Depending on the extent of the damage and the physiological relationships, DNA damage switches the DNA repair machinery on and triggers apoptosis or senescence. Replicative senescence is triggered by telomere shortening in which normal, non-malignant cells stop dividing once the telomeres have reached the critical minimum, and thus DNA damage persists. Prolonged DNA damage and subsequent senescence can also result from different triggers: chromatin alterations, activation of certain oncogenes, and genotoxic therapeutic drugs, such as some chemotherapies or therapies for HIV treatment, and in particular from radiation treatment. All the presented reports suggest that cellular senescence contributes importantly to the pathogenesis of different lung diseases and specific targeting of senescent cells represents a potential approach for the treatment of these lung disorders.

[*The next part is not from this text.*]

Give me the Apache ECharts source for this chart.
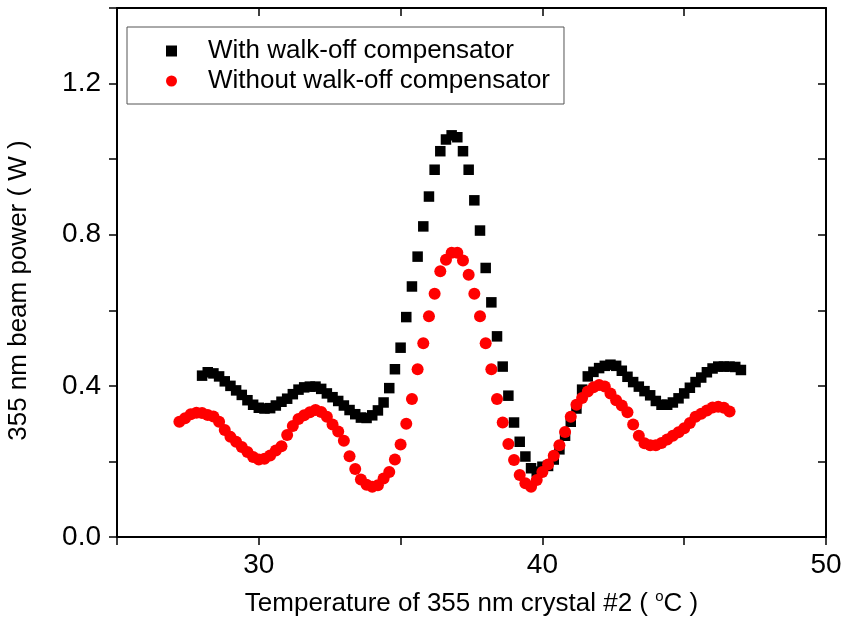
<!DOCTYPE html>
<html>
<head>
<meta charset="utf-8">
<script src="https://cdn.jsdelivr.net/npm/echarts@6/dist/echarts.min.js"></script>
<style>
    html, body { margin: 0; padding: 0; background: #fff; }
    #main { width: 845px; height: 623px; }
</style>
</head>
<body>
<div id="main"></div>
<script>
// temperature (°C) and 355 nm power (W)
const tempBlack = [
    28.0, 28.2, 28.4, 28.6, 28.8, 29.0, 29.2, 29.4, 29.6, 29.8,
    30.0, 30.2, 30.4, 30.6, 30.8, 31.0, 31.2, 31.4, 31.6, 31.8,
    32.0, 32.2, 32.4, 32.6, 32.8, 33.0, 33.2, 33.4, 33.6, 33.8,
    34.0, 34.2, 34.4, 34.6, 34.8, 35.0, 35.2, 35.4, 35.6, 35.8,
    36.0, 36.2, 36.4, 36.6, 36.8, 37.0, 37.2, 37.4, 37.6, 37.8,
    38.0, 38.2, 38.4, 38.6, 38.8, 39.0, 39.2, 39.4, 39.6, 39.8,
    40.0, 40.2, 40.4, 40.6, 40.8, 41.0, 41.2, 41.4, 41.6, 41.8,
    42.0, 42.2, 42.4, 42.6, 42.8, 43.0, 43.2, 43.4, 43.6, 43.8,
    44.0, 44.2, 44.4, 44.6, 44.8, 45.0, 45.2, 45.4, 45.6, 45.8,
    46.0, 46.2, 46.4, 46.6, 46.8, 47.0,
]
const powerBlack = [
    0.427, 0.436, 0.433, 0.425, 0.412, 0.400, 0.388, 0.376, 0.362, 0.350,
    0.342, 0.340, 0.341, 0.348, 0.358, 0.366, 0.378, 0.390, 0.396, 0.398,
    0.398, 0.392, 0.380, 0.370, 0.360, 0.348, 0.336, 0.325, 0.316, 0.315,
    0.322, 0.335, 0.356, 0.394, 0.444, 0.501, 0.582, 0.663, 0.742, 0.822,
    0.901, 0.972, 1.021, 1.052, 1.063, 1.058, 1.021, 0.972, 0.891, 0.811,
    0.712, 0.621, 0.531, 0.451, 0.374, 0.303, 0.252, 0.213, 0.182, 0.173,
    0.186, 0.188, 0.205, 0.232, 0.268, 0.305, 0.340, 0.390, 0.425, 0.437,
    0.447, 0.453, 0.456, 0.453, 0.440, 0.424, 0.410, 0.398, 0.386, 0.375,
    0.360, 0.350, 0.350, 0.356, 0.367, 0.380, 0.395, 0.410, 0.422, 0.436,
    0.446, 0.451, 0.451, 0.451, 0.450, 0.442,
]
const tempRed = [
    27.2, 27.4, 27.6, 27.8,
    28.0, 28.2, 28.4, 28.6, 28.8, 29.0, 29.2, 29.4, 29.6, 29.8,
    30.0, 30.2, 30.4, 30.6, 30.8, 31.0, 31.2, 31.4, 31.6, 31.8,
    32.0, 32.2, 32.4, 32.6, 32.8, 33.0, 33.2, 33.4, 33.6, 33.8,
    34.0, 34.2, 34.4, 34.6, 34.8, 35.0, 35.2, 35.4, 35.6, 35.8,
    36.0, 36.2, 36.4, 36.6, 36.8, 37.0, 37.2, 37.4, 37.6, 37.8,
    38.0, 38.2, 38.4, 38.6, 38.8, 39.0, 39.2, 39.4, 39.6, 39.8,
    40.0, 40.2, 40.4, 40.6, 40.8, 41.0, 41.2, 41.4, 41.6, 41.8,
    42.0, 42.2, 42.4, 42.6, 42.8, 43.0, 43.2, 43.4, 43.6, 43.8,
    44.0, 44.2, 44.4, 44.6, 44.8, 45.0, 45.2, 45.4, 45.6, 45.8,
    46.0, 46.2, 46.4, 46.6,
]
const powerRed = [
    0.305, 0.314, 0.325, 0.329,
    0.328, 0.323, 0.319, 0.305, 0.283, 0.265, 0.252, 0.238, 0.225, 0.212,
    0.205, 0.207, 0.216, 0.229, 0.240, 0.270, 0.294, 0.312, 0.322, 0.330,
    0.336, 0.331, 0.318, 0.298, 0.279, 0.255, 0.214, 0.180, 0.152, 0.138,
    0.133, 0.137, 0.155, 0.172, 0.205, 0.245, 0.300, 0.365, 0.444, 0.513,
    0.584, 0.644, 0.703, 0.734, 0.752, 0.752, 0.732, 0.694, 0.644, 0.584,
    0.513, 0.444, 0.365, 0.303, 0.246, 0.204, 0.164, 0.142, 0.133, 0.151,
    0.172, 0.192, 0.215, 0.243, 0.278, 0.318, 0.350, 0.368, 0.385, 0.396,
    0.402, 0.398, 0.380, 0.362, 0.348, 0.330, 0.298, 0.268, 0.248, 0.243,
    0.243, 0.249, 0.258, 0.268, 0.277, 0.288, 0.302, 0.318, 0.326, 0.335,
    0.343, 0.345, 0.342, 0.332,
]
const seriesNames = ['With walk-off compensator', 'Without walk-off compensator']

const font = 'Liberation Sans, Arial, sans-serif'
const pairs = (xs, ys) => xs.map((x, i) => [x, ys[i]])

const chart = echarts.init(document.getElementById('main'))

// the frame: every axis draws its line, ticks point out on bottom/left and in on top/right
const frameLine = { show: true, onZero: false, lineStyle: { color: '#000', width: 2 } }
const tick = (inside) => ({ show: true, inside: inside, length: 8, lineStyle: { color: '#000', width: 1.5 } })

chart.setOption({
    animation: false,
    grid: {
        left: 117,
        right: 19,
        top: 8,
        bottom: 86,
        outerBoundsMode: 'none',
    },
    legend: {
        orient: 'vertical',
        left: 127,
        top: 27,
        data: [
            { name: seriesNames[0], icon: 'rect' },
            { name: seriesNames[1], icon: 'circle' },
        ],
        itemWidth: 11,
        itemHeight: 11,
        itemGap: 4,
        padding: [11, 14, 10, 39],
        borderColor: '#555',
        borderWidth: 1,
        textStyle: {
            fontFamily: font,
            fontSize: 26,
            lineHeight: 26,
            color: '#000',
            padding: [0, 0, 0, 26],
        },
    },
    xAxis: [
        {
            type: 'value',
            min: 25,
            max: 50,
            interval: 5,
            name: 'Temperature of 355 nm crystal #2 ( {sup|o}C )',
            nameLocation: 'middle',
            nameGap: 52,
            nameTextStyle: {
                fontFamily: font,
                fontSize: 26,
                lineHeight: 30,
                color: '#000',
                rich: {
                    sup: { fontFamily: font, fontSize: 15, lineHeight: 8, verticalAlign: 'top' },
                },
            },
            axisLine: frameLine,
            axisTick: tick(false),
            axisLabel: {
                margin: 14,
                fontFamily: font,
                fontSize: 28,
                color: '#000',
                formatter: (v) => (v % 10 === 0 && v > 25 ? String(v) : ''),
            },
            splitLine: { show: false },
        },
        {
            type: 'value',
            position: 'top',
            min: 25,
            max: 50,
            interval: 5,
            axisLine: frameLine,
            axisTick: tick(true),
            axisLabel: { show: false },
            splitLine: { show: false },
        },
    ],
    yAxis: [
        {
            type: 'value',
            min: 0,
            max: 1.4,
            interval: 0.2,
            name: '355 nm beam power ( W )',
            nameLocation: 'middle',
            nameGap: 85,
            nameTextStyle: {
                fontFamily: font,
                fontSize: 26,
                color: '#000',
                padding: [0, 36, 0, 0],
            },
            axisLine: frameLine,
            axisTick: tick(false),
            axisLabel: {
                margin: 16,
                fontFamily: font,
                fontSize: 28,
                color: '#000',
                formatter: (v) => (Math.round(v * 10) % 4 === 0 ? v.toFixed(1) : ''),
            },
            splitLine: { show: false },
        },
        {
            type: 'value',
            position: 'right',
            min: 0,
            max: 1.4,
            interval: 0.2,
            axisLine: frameLine,
            axisTick: tick(true),
            axisLabel: { show: false },
            splitLine: { show: false },
        },
    ],
    series: [
        {
            name: seriesNames[0],
            type: 'scatter',
            symbol: 'rect',
            symbolSize: 10.5,
            itemStyle: { color: '#000', opacity: 1 },
            data: pairs(tempBlack, powerBlack),
        },
        {
            name: seriesNames[1],
            type: 'scatter',
            symbol: 'circle',
            symbolSize: 12,
            itemStyle: { color: '#ff0000', opacity: 1 },
            data: pairs(tempRed, powerRed),
        },
    ],
})
</script>
</body>
</html>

Different types of lung cells, namely bronchial and alveolar epithelial cells, fibroblasts, and endothelial cells, have been shown to undergo senescence in diseased lungs. Due to the overwhelming evidence showing that pulmonary epithelial cells undergo senescence in response to various stimuli, we suggest here a central role of epithelial senescence (Figure 1). The cellular stress-induced senescence of lung epithelial cells, and the accompanied expression of diverse secreted proteins termed SASP, regulate key processes that facilitate further senescence either in an autocrine loop or via paracrine signaling to adjacent lung cells, proliferation, activation, angiogenesis, inflammation and tissue remodeling finally driving lung disease progression. Thus, the potential of future therapeutics could be to address the induction and cell type specific cellular senescence, which not only determines the susceptibility to certain lung diseases, but also bears the potential to disrupt this process in terms of new treatment options. Radiation-induced lung toxicity for example, which is at least partially mediated by radiation induced-lung epithelial senescence, often precludes the application of curative radiation doses. Senescence targeting therapies might therefore not only rationally prevent or minimize late effects and maximize a survivor’s quality of life, it even bears the potential to reverse established radiation-induced late adverse effects, namely pulmonary fibrosis.